国際交流助成受領者/国際会議参加レポート

令和元年度 国際交流助成受領者による国際会議参加レポート

受領・参加者名
難波 空
(岩手大学 総合科学研究科 理工学専攻)
会議名
14th European Conference on Applied Superconductivity (EUCAS 2019)
期日
2019年9月1日~5日
開催地
Scottish Event Campus, Glasgow, United Kingdom

1. 国際会議の概要

学会会場となったScottish Event Campus

European Conference on Applied Superconductivity (EUCAS) は2年に1度、ヨーロッパで開催される超伝導に関する国際学会である。14回目となる今回は9月1日から5日までスコットランド、グラスゴーで開催された。現在、超伝導技術は社会実装の段階に入りつつあり、実応用へ向けた研究開発が世界各国で進んでいる。本学会にはヨーロッパを中心に1,000人以上の研究者、学生が参加し、Electronics, Large Scale, Materialと幅広い分野の基礎研究から応用研究に関する研究報告がオーラル、ポスター発表合わせて約900件行われた。また、著名な研究者による最先端の様々な超電導応用技術を題材とした基調講演が4件行われた。バンケットではスコッチウイスキーが振舞われるなど、スコットランド文化の一端に触れることもできた。

2. 研究テーマと討論内容

発表の様子

「A Hybrid Trapped Field Magnet (HTFML) : concept and realization」という題目でポスター発表を行った。
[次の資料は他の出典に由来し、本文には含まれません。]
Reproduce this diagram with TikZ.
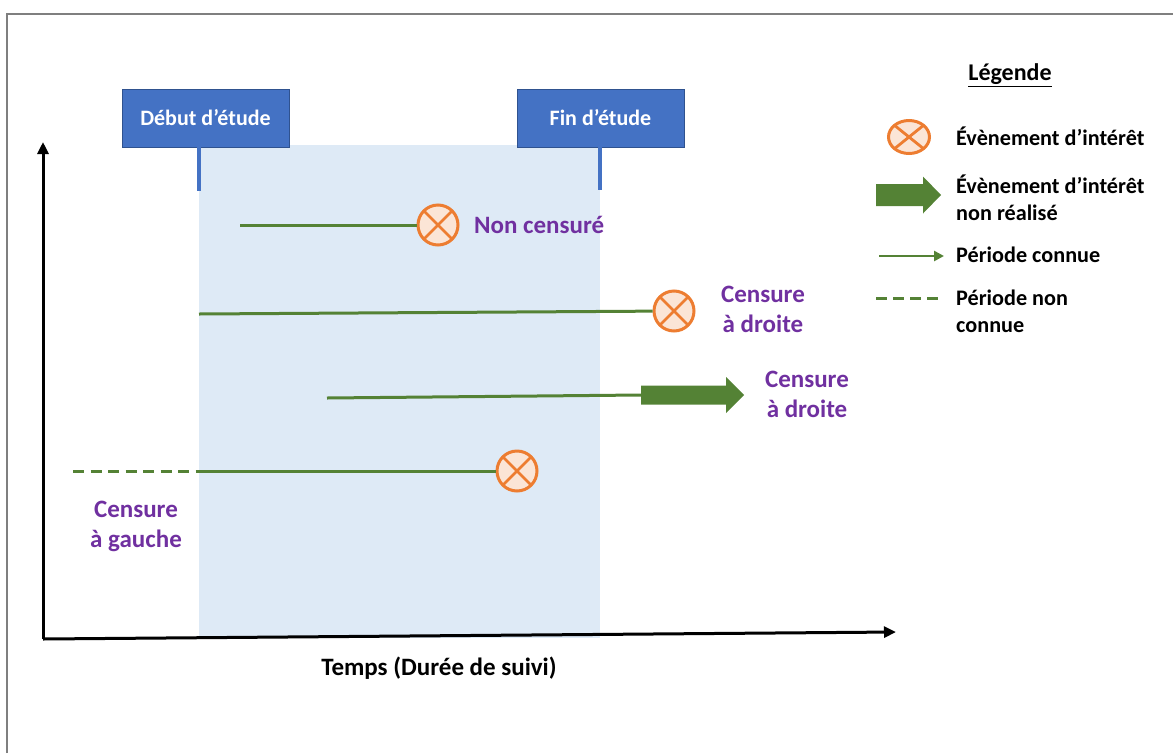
\documentclass[tikz,border=0pt]{standalone}
\usepackage{fontspec}
\setmainfont{Carlito}
\usetikzlibrary{arrows.meta,shapes.geometric}
\definecolor{dgreen}{HTML}{548235}
\definecolor{evorange}{HTML}{ED7D31}
\definecolor{evfill}{HTML}{FBE5D6}
\definecolor{boxblue}{HTML}{4472C4}
\definecolor{boxedge}{HTML}{2F528F}
\definecolor{shadeblue}{HTML}{DEEAF6}
\definecolor{labpurple}{HTML}{7030A0}
\definecolor{framegray}{HTML}{7F7F7F}
\begin{document}
\begin{tikzpicture}[x=1pt,y=-1pt,
  crossmark/.style={draw=evorange, fill=evfill, line width=3pt, inner sep=0pt,
    path picture={\draw[evorange,line width=2.8pt]
      (path picture bounding box.north west) -- (path picture bounding box.south east)
      (path picture bounding box.north east) -- (path picture bounding box.south west);}},
  event/.style={crossmark, circle, minimum size=40pt},
  legevent/.style={crossmark, ellipse, minimum width=41pt, minimum height=33pt},
  known/.style={draw=dgreen, line width=3pt},
  unknown/.style={draw=dgreen, line width=3pt, dash pattern=on 11pt off 6.5pt},
  studybox/.style={draw=boxedge, line width=0.8pt, fill=boxblue, text=white,
    minimum width=167pt, minimum height=58pt, inner sep=0pt, font=\bfseries\fontsize{22}{26}\selectfont},
  studytick/.style={draw=boxblue, line width=4pt},
  lab/.style={text=labpurple, align=center, inner sep=0pt, font=\bfseries\fontsize{25}{30}\selectfont},
  legtext/.style={anchor=west, align=left, inner sep=0pt, font=\bfseries\fontsize{22.2}{27}\selectfont},
  axis/.style={draw=black, line width=3pt, -{Triangle[length=12pt,width=11pt]}},
]
\useasboundingbox (0,0) rectangle (1173,753);
% frame
\draw[framegray, line width=2pt] (7,753) -- (7,13.5) -- (1173,13.5);
% study period shading
\fill[shadeblue] (199,145) rectangle (600,638);
% study boxes and ticks
\node[studybox] (deb) at (205.5,118) {Début d’étude};
\node[studybox] (fin) at (600.5,118) {Fin d’étude};
\coordinate (debt) at (199,147);
\coordinate (debb) at (199,191);
\coordinate (fint) at (600,147);
\coordinate (finb) at (600,190);
\draw[studytick] (debt) -- (debb);
\draw[studytick] (fint) -- (finb);
% row 1
\coordinate (s1) at (240,225);
\node[event] (e1) at (438,225) {};
\draw[known] (s1) -- (e1);
\node[lab, anchor=west] (l1) at (474,225) {Non censuré};
% row 2
\coordinate (s2) at (199,314);
\node[event] (e2) at (674,311) {};
\draw[known] (s2) -- (e2);
\node[lab] (l2) at (763,309) {Censure\\à droite};
% row 3
\coordinate (s3) at (327,398);
\coordinate (a3) at (641,395);
\draw[known] (s3) -- (a3);
\fill[dgreen] (a3) ++(0,-9.5) -- ++(85,0) -- ++(0,-8.5) -- ++(18,18) -- ++(-18,18) -- ++(0,-8.5) -- ++(-85,0) -- cycle;
\node[lab] (l3) at (807,394) {Censure\\à droite};
% row 4
\coordinate (s4) at (73,471);
\coordinate (m4) at (199,471);
\node[event] (e4) at (517,471) {};
\draw[unknown] (s4) -- (m4);
\draw[known] (m4) -- (e4);
\node[lab] (l4) at (136,526) {Censure\\à gauche};
% axes
\coordinate (o) at (43,639);
\coordinate (yt) at (43,142);
\coordinate (xt) at (896,632);
\draw[axis] (o) -- (yt);
\draw[axis] (o) -- (xt);
\node[font=\bfseries\fontsize{25}{30}\selectfont, inner sep=0pt] (xl) at (439,668) {Temps (Durée de suivi)};
% legend
\node[font=\bfseries\fontsize{24}{28}\selectfont, inner sep=0pt] (lt) at (1010,75) {\underline{Légende}};
\node[legevent] (le1) at (909,137) {};
\node[legtext] (lx1) at (956,136) {Évènement d’intérêt};
\coordinate (la2) at (876,195);
\fill[dgreen] (la2) ++(0,-11) -- ++(47,0) -- ++(0,-7.5) -- ++(18,18.5) -- ++(-18,18.5) -- ++(0,-7.5) -- ++(-47,0) -- cycle;
\node[legtext] (lx2) at (956,198) {Évènement d’intérêt\\non réalisé};
\coordinate (lk1) at (879,256);
\coordinate (lk2) at (944,256);
\draw[known, line width=2.5pt, -{Triangle[length=10pt,width=10pt]}] (lk1) -- (lk2);
\node[legtext] (lx3) at (956,255) {Période connue};
\coordinate (lu1) at (876,298);
\coordinate (lu2) at (938,298);
\draw[unknown, dash pattern=on 11pt off 6pt] (lu1) -- (lu2);
\node[legtext] (lx4) at (956,311) {Période non\\connue};
\end{tikzpicture}
\end{document}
REBaCuO系超電導バルクは「磁束ピン止め効果」を用いて、ネオジム系永久磁石(~1 T)の10倍以上の高磁場をバルク体に捕捉できる。一方、超電導の「磁気シールド効果」を利用したバルク磁気レンズは外部磁場をレンズ中心に収束し、外部磁場の2倍程度高い磁場を発生することができる。我々は超電導バルク磁石と磁気レンズを組み合わせたハイブリッド型バルク磁石レンズ(HTFML)を提案した。これは超電導バルク磁石が捕捉した磁場をレンズ中心に収束することで、外部磁場より大きな磁場を持続的に発生できる。HTFMLはバルク磁石単体では到達できなかった高磁場発生を可能とし、超電導バルクを用いたあらゆる応用において発生磁場増大に大きく貢献する可能性を秘めた新しいデバイスである。本研究では、2つの超電導バルクで構成したHTFMLの実証実験を77Kで行った結果について報告した。

発表では、どのように応用展開していくのかという点について検討、議論を行った。

3. 国際会議に出席した成果
(コミュニケーション・国際交流・感想)

EUCASで発表できたことは、自身にとって有意義で貴重な経験となりました。ポスター発表では、多くの国内外の研究者とディスカッションし、今まで気づいていなかった視点からのコメントやアドバイスなどをいただくことができ、今後の研究に対して役立てていきたい。英語コミュニケーションに関しては、ある程度のやり取りはできたので、大きな自信となったが、より深い議論を円滑に行うためには更なる語学能力向上が必要であると痛感した。
また、会議中には共同研究を行っている国外の大学の先生方や学生と最近の研究についてディスカッションすることもでき、大変有意義であった。
このような場に参加したことで、自身の視野を広げる経験となった。今後は国外にも関心を向けることが重要であると感じました。

最後に、本会議への参加に際し、一般財団法人丸文財団から多大なご支援を賜りました。この場を借りて心より感謝申し上げます。